Just a few (hopefully) last questions:
I want to count how my ants are active and save 10-100 bytes of data every minute. If I find a SD card which enables partial writes is it wise to save such small amount of data (conserving RAM and minimizing impact of power loss)? Or will each write rewrite large part of the card leading to much faster exhausting of the card (the card will be old and possibly much used)?
If the card is so clever should I trust it? I planed to include some error correcting mechanisms but I guess they are already implemented in much clever way. Can I force the card to check for data integrity? Is of any use to read freshly written data if they were programmed correctly or the card does it on it's own?
Have the card some use of formatting such as help for wear leveling? If not I still plan to use the card as raw data storage because it looks easier for me.

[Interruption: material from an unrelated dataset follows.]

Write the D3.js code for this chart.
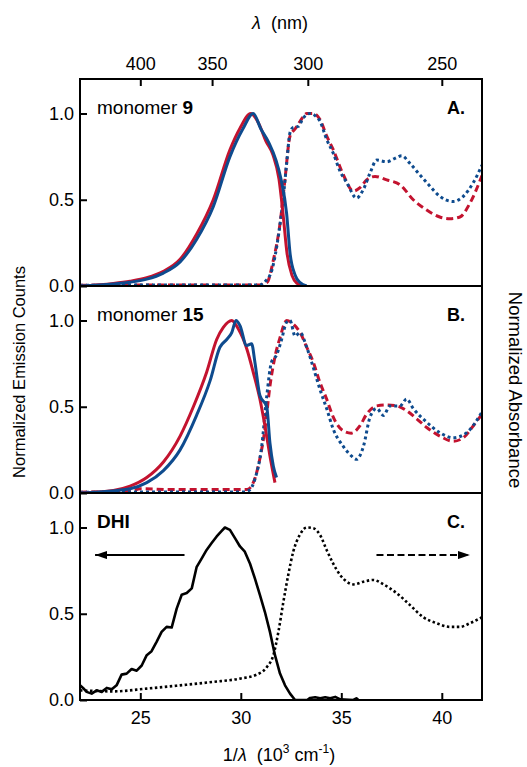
<!DOCTYPE html>
<html>
<head>
<meta charset="utf-8">
<script src="https://cdn.jsdelivr.net/npm/d3@7"></script>
<style>
  body { margin: 0; background: #fff; }
  svg { font-family: "Liberation Sans", Arial, sans-serif; }
</style>
</head>
<body>
<svg id="chart" width="527" height="767"></svg>
<script>
// values: [1/lambda (10^3 cm-1), normalized value]
const emA_red = [[22,0],[23.66,0.015],[24.49,0.028],[25.32,0.048],[26.15,0.085],[26.98,0.155],[27.8,0.3],[28.63,0.5],[29.46,0.79],[29.96,0.915],[30.5,1.0],[30.9,0.94],[31.25,0.84],[31.6,0.76],[31.9,0.62],[32.1,0.42],[32.3,0.19],[32.55,0.06],[32.8,0.015],[33.1,0]];
const emA_blue = [[22,0],[23.66,0.012],[24.49,0.022],[25.32,0.04],[26.15,0.075],[26.98,0.14],[27.8,0.27],[28.63,0.46],[29.46,0.75],[30.1,0.91],[30.62,1.0],[31.0,0.91],[31.4,0.83],[31.75,0.73],[32.0,0.62],[32.28,0.42],[32.45,0.19],[32.7,0.064],[32.95,0.02],[33.28,0]];
const abA_red = [[22,0.005],[30.9,0.006],[31.3,0.02],[31.62,0.15],[31.95,0.36],[32.2,0.62],[32.45,0.87],[32.7,0.91],[32.95,0.955],[33.28,1.0],[33.6,1.0],[33.94,0.965],[34.27,0.87],[34.6,0.79],[35.1,0.645],[35.6,0.55],[35.93,0.57],[36.26,0.615],[36.68,0.635],[37.26,0.615],[37.92,0.587],[38.58,0.5],[39.25,0.44],[39.9,0.4],[40.4,0.39],[40.9,0.4],[41.4,0.48],[42,0.64]];
const abA_blue = [[22,0.005],[30.95,0.006],[31.2,0.025],[31.54,0.09],[31.87,0.29],[32.12,0.52],[32.28,0.71],[32.45,0.89],[32.61,0.92],[32.86,0.925],[33.11,0.975],[33.44,1.0],[33.77,0.98],[33.94,0.955],[34.27,0.85],[34.6,0.77],[34.94,0.665],[35.27,0.6],[35.76,0.51],[36.1,0.56],[36.43,0.655],[36.76,0.73],[37.26,0.72],[37.67,0.74],[38.0,0.755],[38.42,0.71],[38.9,0.645],[39.4,0.58],[39.9,0.52],[40.57,0.49],[41.07,0.52],[41.57,0.6],[42,0.7]];

const emB_red = [[22,0],[23.66,0.015],[24.49,0.04],[25.32,0.09],[26.15,0.18],[26.98,0.33],[27.64,0.5],[28.3,0.7],[28.8,0.89],[29.13,0.96],[29.55,1.0],[29.88,0.95],[30.3,0.835],[30.62,0.7],[30.95,0.545],[31.2,0.39],[31.45,0.215],[31.7,0.06]];
const emB_blue = [[22,0],[24.49,0.025],[25.32,0.06],[26.15,0.13],[26.98,0.25],[27.8,0.45],[28.47,0.65],[28.96,0.845],[29.3,0.89],[29.55,0.93],[29.76,1.0],[29.96,0.97],[30.29,0.855],[30.54,0.865],[30.7,0.76],[30.95,0.565],[31.29,0.5],[31.45,0.29],[31.62,0.155],[31.78,0.09]];
const abB_red = [[22,0.005],[24.5,0.01],[25.0,0.025],[26.5,0.02],[28.0,0.02],[30.3,0.02],[30.62,0.06],[30.95,0.2],[31.2,0.37],[31.45,0.62],[31.7,0.79],[31.95,0.9],[32.28,1.0],[32.6,0.98],[32.95,0.93],[33.28,0.845],[33.6,0.76],[33.94,0.64],[34.27,0.545],[34.6,0.44],[35.1,0.36],[35.5,0.347],[35.93,0.39],[36.26,0.457],[36.76,0.505],[37.26,0.51],[37.75,0.505],[38.25,0.477],[38.75,0.43],[39.25,0.38],[39.9,0.33],[40.57,0.3],[41.07,0.32],[41.57,0.39],[42,0.457]];
const abB_blue = [[22,0.005],[30.2,0.006],[30.46,0.02],[30.7,0.08],[31.04,0.27],[31.29,0.56],[31.53,0.76],[31.78,0.8],[32.03,0.89],[32.28,0.99],[32.45,1.0],[32.7,0.91],[32.95,0.93],[33.28,0.845],[33.6,0.73],[33.94,0.6],[34.27,0.49],[34.6,0.37],[35.1,0.27],[35.5,0.215],[35.76,0.195],[36.1,0.27],[36.43,0.44],[36.76,0.49],[37.1,0.45],[37.42,0.505],[37.92,0.505],[38.25,0.545],[38.58,0.49],[39.25,0.41],[39.9,0.35],[40.57,0.32],[41.24,0.35],[42,0.47]];

const emC = [[22.0,0.085],[22.15,0.07],[22.33,0.047],[22.58,0.037],[22.83,0.056],[23.08,0.047],[23.33,0.07],[23.58,0.062],[23.82,0.085],[24.07,0.147],[24.32,0.153],[24.57,0.18],[24.82,0.17],[25.07,0.2],[25.32,0.26],[25.56,0.283],[25.81,0.337],[26.06,0.395],[26.31,0.424],[26.56,0.42],[26.81,0.53],[27.06,0.61],[27.31,0.62],[27.56,0.647],[27.8,0.77],[28.05,0.82],[28.3,0.87],[28.55,0.91],[28.8,0.948],[29.05,0.98],[29.21,1.0],[29.46,0.986],[29.71,0.938],[29.96,0.89],[30.2,0.86],[30.46,0.79],[30.7,0.705],[30.95,0.61],[31.2,0.51],[31.45,0.395],[31.7,0.26],[31.95,0.153],[32.2,0.085],[32.45,0.037],[32.7,0.0],[33.3,0.0],[33.45,0.012],[33.7,0.016],[33.95,0.01],[34.2,0.016],[34.45,0.01],[34.7,0.018],[34.95,0.004],[35.6,0.0],[35.75,0.01],[35.85,0]];
const abC = [[22,0.056],[23.66,0.05],[25.32,0.066],[26.98,0.085],[28.63,0.105],[29.96,0.124],[30.79,0.147],[31.29,0.19],[31.62,0.26],[31.87,0.395],[32.12,0.57],[32.36,0.725],[32.61,0.86],[32.95,0.96],[33.28,1.0],[33.6,0.996],[33.94,0.957],[34.27,0.87],[34.6,0.79],[34.94,0.725],[35.27,0.686],[35.6,0.67],[36.1,0.686],[36.6,0.696],[37.1,0.67],[37.75,0.62],[38.42,0.55],[39.08,0.48],[39.74,0.445],[40.4,0.424],[40.9,0.424],[41.4,0.445],[42,0.48]];

const yTicks = [0, 0.5, 1.0];
const xTicks = [25, 30, 35, 40];
const nmTicks = [400, 350, 300, 250];
// arrows in panel C: [x from, x to, y]
const arrowC = [[27.2, 22.75, 0.84, "solid"], [36.75, 41.4, 0.84, "dashed"]];

const red = "#c3132f";
const blue = "#0e4b8e";

const svg = d3.select("#chart");
const plotL = 80, plotR = 482, plotT = 79, panelH = 207;

const x = d3.scaleLinear().domain([22, 42]).range([plotL, plotR]);

const panels = [
  { label: "monomer ", bold: "9", tag: "A.", series: [
    { d: abA_red, c: red, dash: "7,4", curve: d3.curveMonotoneX },
    { d: abA_blue, c: blue, dash: "3,3", curve: d3.curveMonotoneX },
    { d: emA_red, c: red, dash: null, curve: d3.curveMonotoneX },
    { d: emA_blue, c: blue, dash: null, curve: d3.curveMonotoneX }] },
  { label: "monomer ", bold: "15", tag: "B.", series: [
    { d: abB_red, c: red, dash: "7,4", curve: d3.curveMonotoneX },
    { d: abB_blue, c: blue, dash: "3,3", curve: d3.curveMonotoneX },
    { d: emB_red, c: red, dash: null, curve: d3.curveMonotoneX },
    { d: emB_blue, c: blue, dash: null, curve: d3.curveMonotoneX }] },
  { label: "", bold: "DHI", tag: "C.", series: [
    { d: abC, c: "#000", dash: "2.5,2.5", curve: d3.curveMonotoneX },
    { d: emC, c: "#000", dash: null, curve: d3.curveLinear }] }
];

// arrowhead
svg.append("defs").append("marker")
  .attr("id", "head")
  .attr("viewBox", "0 0 12 8")
  .attr("refX", 12).attr("refY", 4)
  .attr("markerWidth", 12).attr("markerHeight", 8)
  .attr("markerUnits", "userSpaceOnUse")
  .attr("orient", "auto")
  .append("path").attr("d", "M0,0L12,4L0,8Z").attr("fill", "#000");

panels.forEach(function (p, i) {
  const y0 = plotT + i * panelH;
  const y = d3.scaleLinear().domain([0, 1.2]).range([y0 + panelH, y0]);

  svg.append("clipPath").attr("id", "clip" + i)
    .append("rect").attr("x", plotL).attr("y", y0).attr("width", plotR - plotL).attr("height", panelH);

  const g = svg.append("g").attr("clip-path", "url(#clip" + i + ")");
  p.series.forEach(function (s) {
    const line = d3.line().x(d => x(d[0])).y(d => y(d[1])).curve(s.curve);
    g.append("path")
      .datum(s.d)
      .attr("d", line)
      .attr("fill", "none")
      .attr("stroke", s.c)
      .attr("stroke-width", s.c === "#000" ? 2.6 : 3)
      .attr("stroke-linejoin", "round")
      .attr("stroke-dasharray", s.dash);
  });

  // y axis with inward ticks
  const ax = svg.append("g")
    .attr("transform", "translate(" + plotL + ",0)")
    .call(d3.axisLeft(y).tickValues(yTicks).tickFormat(d3.format(".1f")).tickSize(-7).tickPadding(6));
  ax.select(".domain").remove();
  ax.selectAll(".tick line").attr("stroke-width", 2);
  ax.selectAll("text").attr("font-size", 18).attr("fill", "#000").attr("font-family", null);

  const lbl = svg.append("text")
    .attr("x", 97).attr("y", y0 + 35)
    .attr("font-size", 19);
  lbl.append("tspan").text(p.label);
  lbl.append("tspan").attr("font-weight", "bold").text(p.bold);

  svg.append("text")
    .attr("x", 465).attr("y", y0 + 35)
    .attr("text-anchor", "end")
    .attr("font-size", 18).attr("font-weight", "bold")
    .text(p.tag);

  if (i > 0) {
    svg.append("line")
      .attr("x1", plotL).attr("x2", plotR)
      .attr("y1", y0).attr("y2", y0)
      .attr("stroke", "#000").attr("stroke-width", 2);
  }

  if (i === 2) {
    arrowC.forEach(function (a) {
      svg.append("line")
        .attr("x1", x(a[0])).attr("x2", x(a[1]))
        .attr("y1", y(a[2])).attr("y2", y(a[2]))
        .attr("stroke", "#000").attr("stroke-width", 2)
        .attr("stroke-dasharray", a[3] === "dashed" ? "7,3.5" : null)
        .attr("marker-end", "url(#head)");
    });
  }
});

const plotB = plotT + 3 * panelH;

// bottom axis
const bx = svg.append("g")
  .attr("transform", "translate(0," + plotB + ")")
  .call(d3.axisBottom(x).tickValues(xTicks).tickSize(-7).tickPadding(11));
bx.select(".domain").remove();
bx.selectAll(".tick line").attr("stroke-width", 2);
bx.selectAll("text").attr("font-size", 18).attr("fill", "#000").attr("font-family", null);

// top axis in nm
const tx = svg.append("g")
  .attr("transform", "translate(0," + plotT + ")")
  .call(d3.axisTop(x).tickValues(nmTicks.map(l => 1e4 / l)).tickFormat((d, i) => nmTicks[i]).tickSize(-7).tickPadding(9));
tx.select(".domain").remove();
tx.selectAll(".tick line").attr("stroke-width", 2);
tx.selectAll("text").attr("font-size", 18).attr("fill", "#000").attr("font-family", null);

// frame
svg.append("rect")
  .attr("x", plotL).attr("y", plotT)
  .attr("width", plotR - plotL).attr("height", plotB - plotT)
  .attr("fill", "none").attr("stroke", "#000").attr("stroke-width", 2);

// titles
const tt = svg.append("text").attr("x", 280).attr("y", 29).attr("text-anchor", "middle").attr("font-size", 18);
tt.append("tspan").attr("font-style", "italic").text("λ");
tt.append("tspan").text("\u00a0\u00a0(nm)");

const bt = svg.append("text").attr("x", 279).attr("y", 761).attr("text-anchor", "middle").attr("font-size", 18);
bt.append("tspan").text("1/");
bt.append("tspan").attr("font-style", "italic").text("λ");
bt.append("tspan").text("\u00a0\u00a0(10");
bt.append("tspan").attr("font-size", 12).attr("dy", -8).text("3");
bt.append("tspan").attr("dy", 8).text("\u00a0cm");
bt.append("tspan").attr("font-size", 12).attr("dy", -8).text("-1");
bt.append("tspan").attr("dy", 8).text(")");

svg.append("text")
  .attr("transform", "translate(25,372) rotate(-90)")
  .attr("text-anchor", "middle").attr("font-size", 16.5)
  .text("Normalized Emission Counts");

svg.append("text")
  .attr("transform", "translate(509,390) rotate(90)")
  .attr("text-anchor", "middle").attr("font-size", 18.5)
  .text("Normalized Absorbance");
</script>
</body>
</html>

f I find a SD card which enables partial writes is it wise to save such small amount of data (conserving RAM and minimizing impact of power loss)? Or will each write rewrite large part of the card leading to much faster exhausting of the card (the card will be old and possibly much used)?

You would be a fool to try this. I have several V 1.0 cards that were manufactured in 2004 and 2005. They are 16 MB cards. The default file system is FAT12. I don't know if these cards allow partial block reads/writes.

All well known brands from 2006 on are V 2.0 and don't allow partial block read/write.

Modern cards handle wear automatically and sleep at low power when idle.

Your wasting your time looking for an ancient little SD card.

If you want to save flash and RAM look at Petit FatFS.

I posted a version for Arduino on GitHub.

You can write and read without lots of buffer. Write works best if the SD is the only SPI device.

My example uses this much memory.

Sketch uses 4,872 bytes (15%) of program storage space. Maximum is 32,256 bytes.
Global variables use 134 bytes (6%) of dynamic memory, leaving 1,914 bytes for local variables. Maximum is 2,048 bytes.